Netflix’s interactive ad for Black Mirror: Bandersnatch mirrored the film’s choose-your-own-adventure, innovating engagement. Manovich would analyse this as database cinema, where user agency redefines narrative.
Lessons from Failures
Pepsi’s Kendall Jenner ad (2017) trivialised protests, sparking backlash. Hall’s decoding model predicted diverse readings, underscoring cultural sensitivity’s necessity.
Ethical Dimensions and Future Trajectories
Scholars raise alarms over data ethics. Shoshana Zuboff’s The Age of Surveillance Capitalism (2019) frames ads as behavioural modification tools. Regulations like Apple’s ATT framework shift strategies towards contextual targeting.
Sustainability emerges: carbon footprints of digital ads prompt green strategies. Future trends include metaverse ads—virtual billboards in VR worlds—and AI-generated content, challenging authorship in media studies.

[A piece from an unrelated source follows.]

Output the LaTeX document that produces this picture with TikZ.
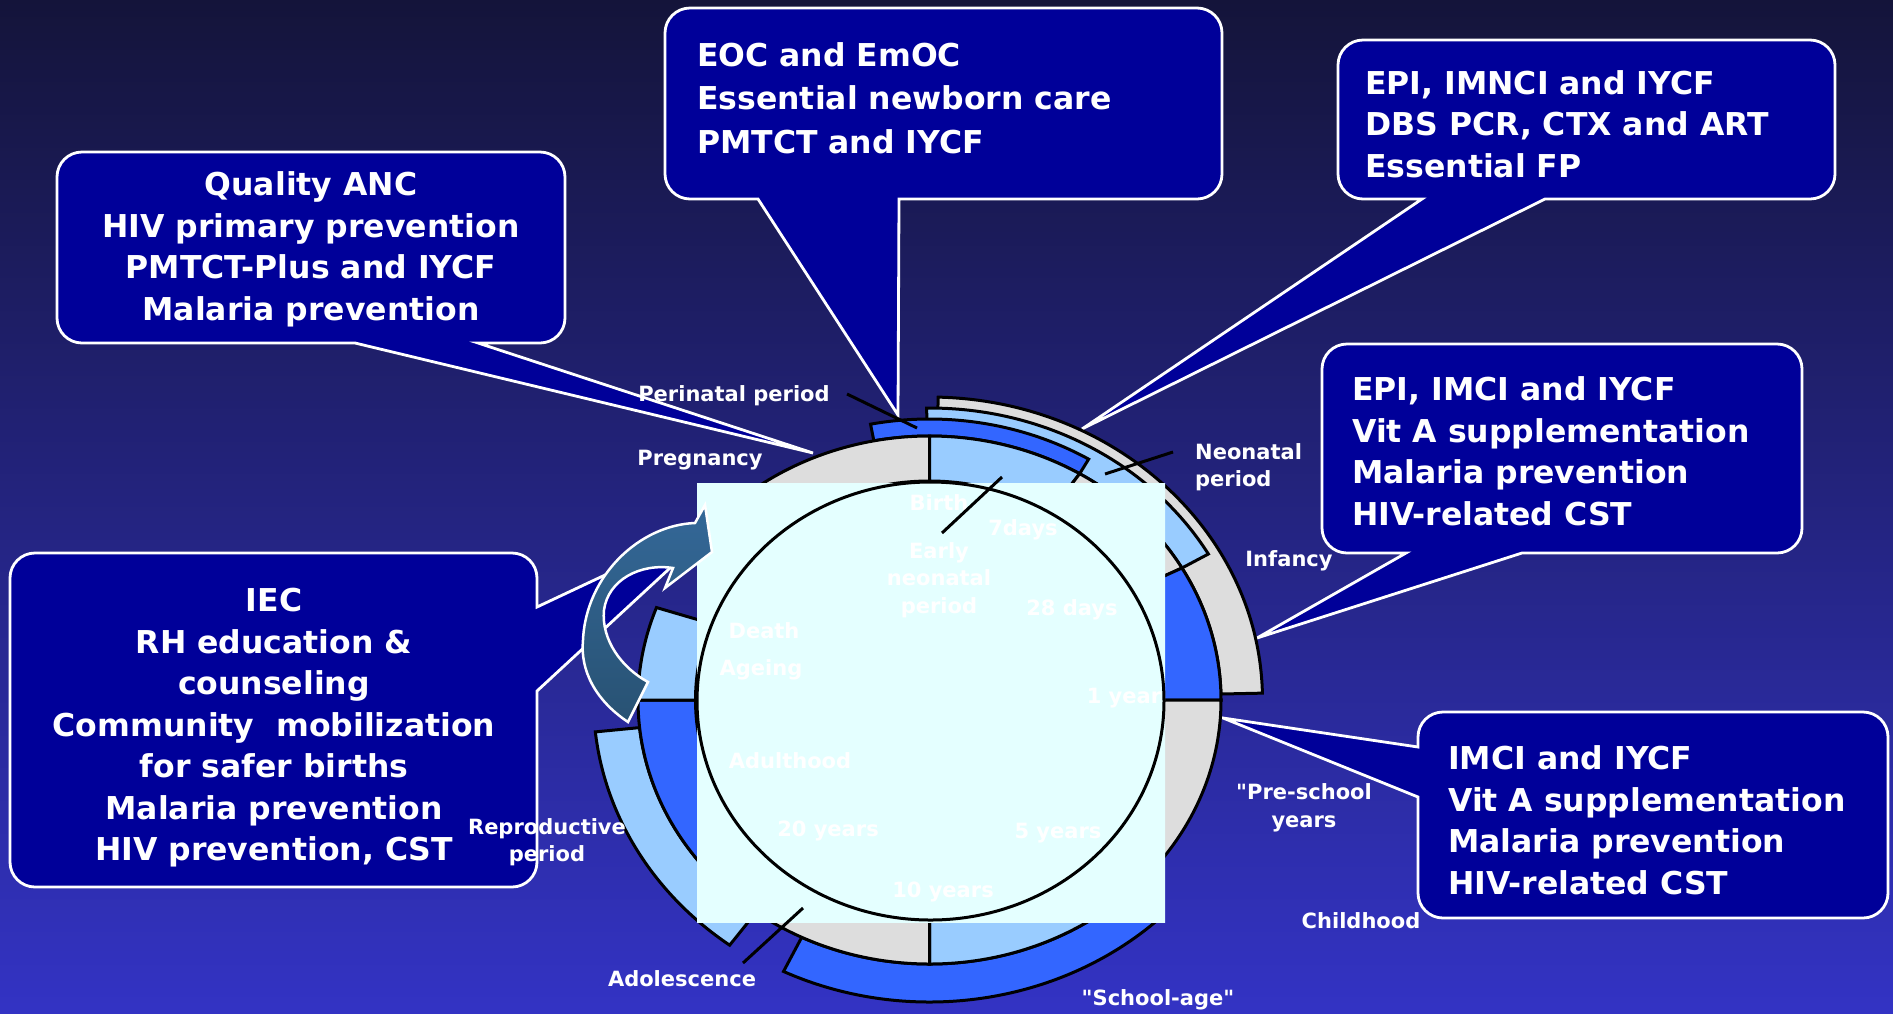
\documentclass[tikz,border=0pt]{standalone}
\usepackage{fontspec}
\setmainfont{DejaVu Sans}[Ligatures=TeXOff]
\definecolor{bgtop}{RGB}{20,20,58}
\definecolor{bgmid}{RGB}{38,38,140}
\definecolor{bgbot}{RGB}{51,51,196}
\definecolor{calloutnavy}{RGB}{0,0,153}
\definecolor{ringgray}{RGB}{221,221,221}
\definecolor{ringlight}{RGB}{153,204,255}
\definecolor{ringblue}{RGB}{51,102,255}
\definecolor{boxcyan}{RGB}{228,255,255}
\definecolor{boxmid}{RGB}{170,202,250}
\definecolor{arrowtop}{RGB}{52,104,152}
\definecolor{arrowbot}{RGB}{40,82,115}

\begin{document}
\begin{tikzpicture}[x=1pt, y=-1pt,
  ringline/.style={draw=black, line width=3pt},
  callout/.style={fill=calloutnavy, draw=white, line width=2.8pt, rounded corners=25pt},
  bigtext/.style={text=white, inner sep=0pt, font=\bfseries\fontsize{31.5}{41.5}\selectfont},
  smalltext/.style={text=white, inner sep=0pt, font=\bfseries\fontsize{21}{27.5}\selectfont},
  tick/.style={draw=black, line width=3pt}]
\useasboundingbox (0,0) rectangle (1893,1013);
% Background
\shade[top color=bgtop, middle color=bgmid, bottom color=bgbot] (0,0) rectangle (1893,1013);

% Callouts with their pointers
\path[callout] (311,152) -- (565,152) -- (565,343) [sharp corners] -- (478,343) -- (813,453) -- (355,343) [rounded corners=25pt] -- (57,343) -- (57,152) -- cycle;
\path[callout] (943,8) -- (1222,8) -- (1222,199) [sharp corners] -- (899,199) -- (898,415) -- (758,199) [rounded corners=25pt] -- (665,199) -- (665,8) -- cycle;
\path[callout] (1586,40) -- (1835,40) -- (1835,199) [sharp corners] -- (1545,199) -- (1082,429) -- (1422,199) [rounded corners=25pt] -- (1338,199) -- (1338,40) -- cycle;
\path[callout] (1562,344) -- (1802,344) -- (1802,553) [sharp corners] -- (1522,553) -- (1257,638) -- (1406,553) [rounded corners=25pt] -- (1322,553) -- (1322,344) -- cycle;
\path[callout] (1652,712) -- (1888,712) -- (1888,918) -- (1418,918) [sharp corners] -- (1418,797) -- (1223,718) -- (1418,747) [rounded corners=25pt] -- (1418,712) -- cycle;
\path[callout] (273,553) -- (537,553) [sharp corners] -- (537,607) -- (722,520) -- (537,691) [rounded corners=25pt] -- (537,887) -- (10,887) -- (10,553) -- cycle;

\node[bigtext, align=center] (anc) at (311,249.5) {Quality ANC\\HIV primary prevention\\PMTCT-Plus and IYCF\\Malaria prevention};
\node[bigtext, align=left, anchor=west, font=\bfseries\fontsize{31.5}{43.5}\selectfont] (eoc) at (697,98) {EOC and EmOC\\Essential newborn care\\PMTCT and IYCF};
\node[bigtext, align=left, anchor=west] (epi) at (1365,124) {EPI, IMNCI and IYCF\\DBS PCR, CTX and ART\\Essential FP};
\node[bigtext, align=left, anchor=west] (epiimci) at (1352,451) {EPI, IMCI and IYCF\\Vit A supplementation\\Malaria prevention\\HIV-related CST};
\node[bigtext, align=left, anchor=west] (imci) at (1448,820) {IMCI and IYCF\\Vit A supplementation\\Malaria prevention\\HIV-related CST};
\node[bigtext, align=center] (iec) at (274,728) {IEC\\RH education \&\\counseling\\Community\ \ mobilization\\for safer births\\Malaria prevention\\HIV prevention, CST};

% Life cycle ring
\begin{scope}[shift={(929.5,700)}]
% outer bands, back to front
\foreach \a/\b/\rx/\ry/\c in {-88.5/-1.3/333/303/ringgray, -90.5/-30/322/292/ringlight, -101/-59/309/281/ringblue, 47/116/333/302/ringblue, 126.5/174/336/305/ringlight} {
  \filldraw[fill=\c, ringline] (\a:{\rx} and {\ry}) arc[start angle=\a, end angle=\b, x radius=\rx, y radius=\ry] -- (\b:291.5 and 264) arc[start angle=\b, end angle=\a, x radius=291.5, y radius=264] -- cycle;
}
% main ring
\foreach \a/\b/\c in {215/270/ringgray, 270/301/ringlight, 301/330/ringgray, 330/360/ringblue, 0/50/ringgray, 50/90/ringlight, 90/135/ringgray, 135/180/ringblue, 180/200.5/ringlight} {
  \filldraw[fill=\c, ringline] (\a:291.5 and 264) arc[start angle=\a, end angle=\b, x radius=291.5, y radius=264] -- (\b:234 and 219) arc[start angle=\b, end angle=\a, x radius=234, y radius=219] -- cycle;
}
\end{scope}

% Inner disc
\shade[top color=boxcyan, middle color=boxmid, bottom color=boxcyan] (697,483) rectangle (1165,922);
\draw[ringline] (930.5,701) ellipse[x radius=233.5, y radius=219];

\node[smalltext] (birth) at (939,503) {Birth};
\node[smalltext] (sevendays) at (1023,530) {7days};
\node[smalltext, align=center] (earlyneo) at (939,580) {Early\\neonatal\\period};
\node[smalltext] (days28) at (1072,610) {28 days};
\node[smalltext] (death) at (764,631) {Death};
\node[smalltext] (ageing) at (761,670) {Ageing};
\node[smalltext] (oneyear) at (1124,698) {1 year};
\node[smalltext] (adulthood) at (790,761) {Adulthood};
\node[smalltext] (years20) at (828,831) {20 years};
\node[smalltext] (years5) at (1058,833) {5 years};
\node[smalltext] (years10) at (943,892) {10 years};

% Pointer lines
\coordinate (perinatal-a) at (847,394);
\coordinate (perinatal-b) at (917,428);
\coordinate (neonatal-a) at (1173,452);
\coordinate (neonatal-b) at (1105,474);
\coordinate (earlyneo-a) at (1002,477);
\coordinate (earlyneo-b) at (942,533);
\coordinate (adolescence-a) at (743,963);
\coordinate (adolescence-b) at (803,908);
\draw[tick] (perinatal-a) -- (perinatal-b);
\draw[tick] (neonatal-a) -- (neonatal-b);
\draw[tick] (earlyneo-a) -- (earlyneo-b);
\draw[tick] (adolescence-a) -- (adolescence-b);

% Cycle arrow
\shade[top color=arrowtop, bottom color=arrowbot, draw=white, line width=2.5pt] (628,722) .. controls (595,700) and (580,670) .. (583,640) .. controls (586,575) and (640,525) .. (695,523) -- (705,505) -- (712,552) -- (665,588) -- (673,568) .. controls (640,563) and (608,580) .. (604,610) .. controls (601,640) and (622,668) .. (648,682) -- cycle;

% Stage labels
\node[smalltext] (perinatal) at (734,396) {Perinatal period};
\node[smalltext] (pregnancy) at (700,460) {Pregnancy};
\node[smalltext, align=left, anchor=west] (neonatal) at (1195,467) {Neonatal\\period};
\node[smalltext] (infancy) at (1289,561) {Infancy};
\node[smalltext, align=center] (preschool) at (1304,808) {"Pre-school\\years};
\node[smalltext] (childhood) at (1361,921) {Childhood};
\node[smalltext] (schoolage) at (1158,1000) {"School-age"};
\node[smalltext] (adolescence) at (682,979) {Adolescence};
\node[smalltext, align=center] (reproductive) at (547,842) {Reproductive\\period};
\end{tikzpicture}
\end{document}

Inclusivity demands de-biasing algorithms, as per Timnit Gebru’s research. For media producers, this means ethical ad integration in films and series.
Conclusion
Digital advertising strategies, viewed through scholarly perspectives, reveal a sophisticated interplay of technology, narrative, and culture. From McLuhan’s media forms to Zuboff’s ethical critiques, these lenses illuminate how ads persuade, engage, and sometimes manipulate. Key takeaways include the primacy of storytelling, data’s double-edged sword, and the need for critical decoding.
Apply this knowledge by analysing your favourite campaigns or designing your own. Further reading: Turow’s The Daily You, Jenkins’ Convergence Culture, and Zuboff’s Surveillance Capitalism. Experiment with tools like Google Ads for hands-on learning, and explore platform APIs in your media courses.